PERM (Labor Certification Application) is an initial employer-sponsored green card process that foreign professional workers have to go through if they wish to gain permanent residency through their employment in the United States, such as EB2 or EB3 green cards.  It is used as a test of the employment market in a specific location for whether there are any other U.S. workers for a specified position that requires specific skills and levels of experience are available, qualified and willing to take up such position.  Employer must prove that the job position offered is one that no other sufficient U.S. workers are available, able, willing and qualified to fulfill and the prospective non-U.S. employee is the only qualified and available person for such a position.

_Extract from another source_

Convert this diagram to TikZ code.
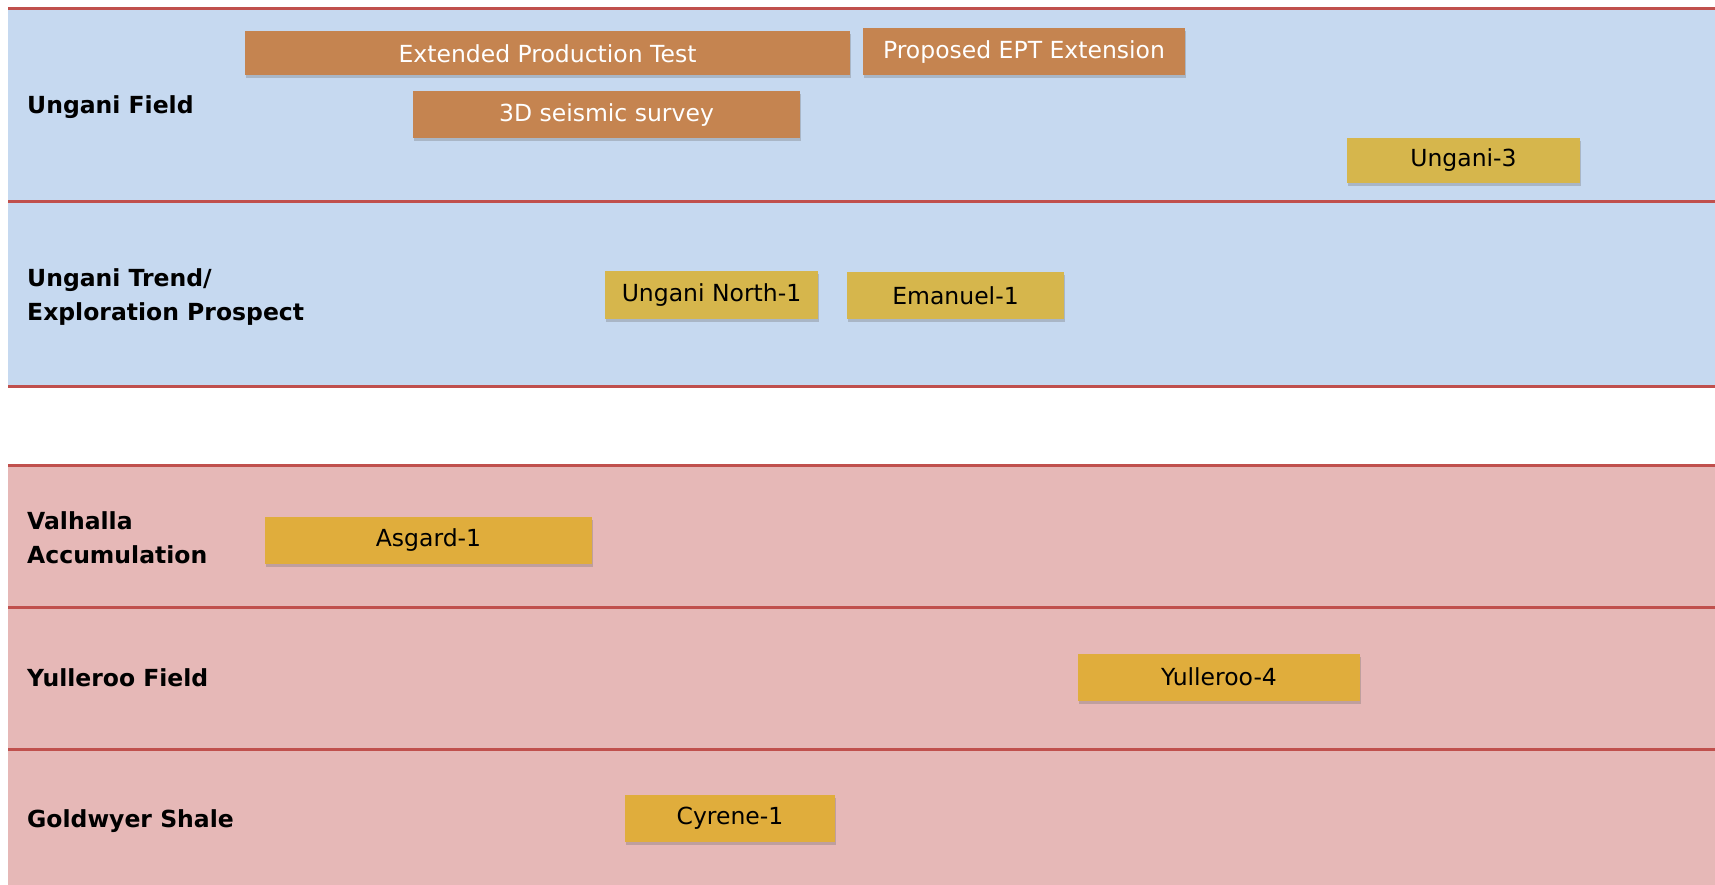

As experienced PERM immigration lawyer in Chicago, one of the common pitfalls for PERM applications are making a particular set of job duties too narrow or exclusive to limit the amount of workers qualified for the position (i.e. being overly restrictive).  On October 16, 2012 it almost appears that the opposite occurred in Microsoft Corporation on behalf of Boerlage, BALCA Case No.:   2011-PER-02563.  In Microsoft, the Employer stated that it would accept a “Bachelor’s degree, or foreign educational equivalent, in Computer Science, Science, Engineering, Mathematic, Physics, Business or related field and six months of experience in the job offered or in a computer-related occupation or student school project experience.”  Their PERM application (Form 9098) further indicated that the Employer would accept an alternative combination of experience.  In particular, the Employer stated that it would accept “three-years of work experience for every year missing from a four-year college degree.”

 STEM, PERM Labor Certificate and BALCA

A plain interpretation of this situation would seem to a broader form of recruitment.  In other words, allowing alternative forms of recruitment would open the position up to a larger potential audience of U.S. workers.  For example, someone with 2 years of college experience in Computer Science and 6 years and 6 months of experience would be a fit as opposed to only applicants with a Bachelor’s Degree and 6 months experience.  In other words, the Employer was inviting a wider audience of applicants that could potentially show that there are available U.S. workers derailing the PERM Application.

Nevertheless PERM cases are not just a test of the labor market, but rather a test of what the employer did, and how the employer did it.  The job description can pass muster and not be overly restrictive, but because of a technical glitch or just a mere mis-communication, the case can be declined for Certification.  BALCA stated:

 Alternative experience for PERM, Form 9089

In the case at hand, “the analysis mandated by the regulations is whether the alternate experience requirement is substantially equivalent to the primary requirements of the position and not whether the primary education requirement is substantially equivalent to the alternate means of obtaining the required degree.  The employer’s primary requirements were a Bachelor’s degree and six months or experience (SVP level 7) and alternatively three years of experience for every year of education missing from a Bachelor’s degree.  As the CO found in his decision on reconsideration, the alternative requirement of up to twelve years is not substantially equivalent to the primary requirement of a Bachelor’s degree and six months of experience.”  [Emphasis Added]

Clearly this is a mis-communication that likely should have been allowed to be clarified during an Audit.  My reading of the final decision is that UP to 12 years of experience (based on 3 years of experience = 1 year of college) is not the same as 4 years of college and 6 months of experience.  There are a couple of ways to read this, as an experienced Immigration Lawyer I like to give the employer the benefit of the doubt in that what they are actually saying is we want to widen the audience in our test for available U.S. workers and it is okay if you don’t have 4 years of college experience, it is ok if you only have 2 years of college experience, and it is even fine if you have no college experience, we just want SOME combination equating to a Bachelor’s Degree in computer science, etc…and 6 months of experience such as 2 years of college and 6 years and 6 months or more of experience.  The Department of Labor’s position is that you need to clearly communicate that exact equivalent positions.  Taking the middle of the road, I personally think that the Form 9089 may be bits too rigid whereby it does not allow an Immigration Lawyer to clearly articulate that they are looking for some combination of experience.  The practitioner in the Microsoft case did check off that a combination of alternative experience is acceptable.  However the issue appears to be up to 12 years is not the same 4 years of college AND 6 months of experience, and so the Department of Labor and BALCA’s interpretation are clear.  As mentioned at the beginning, showing up to 12 years of experience and any combination thereof is showing confidence by the PERM employer that there just aren’t available U.S. workers for this position.  To clear up the opportunity of ambiguity a clarification in the form would be helpful for practitioners as clearly there was great effort by the Employer to not be overly restrictive and open the position up to as wide of an audience that it reasonably could, which is the purpose of PERM or Labor Certification.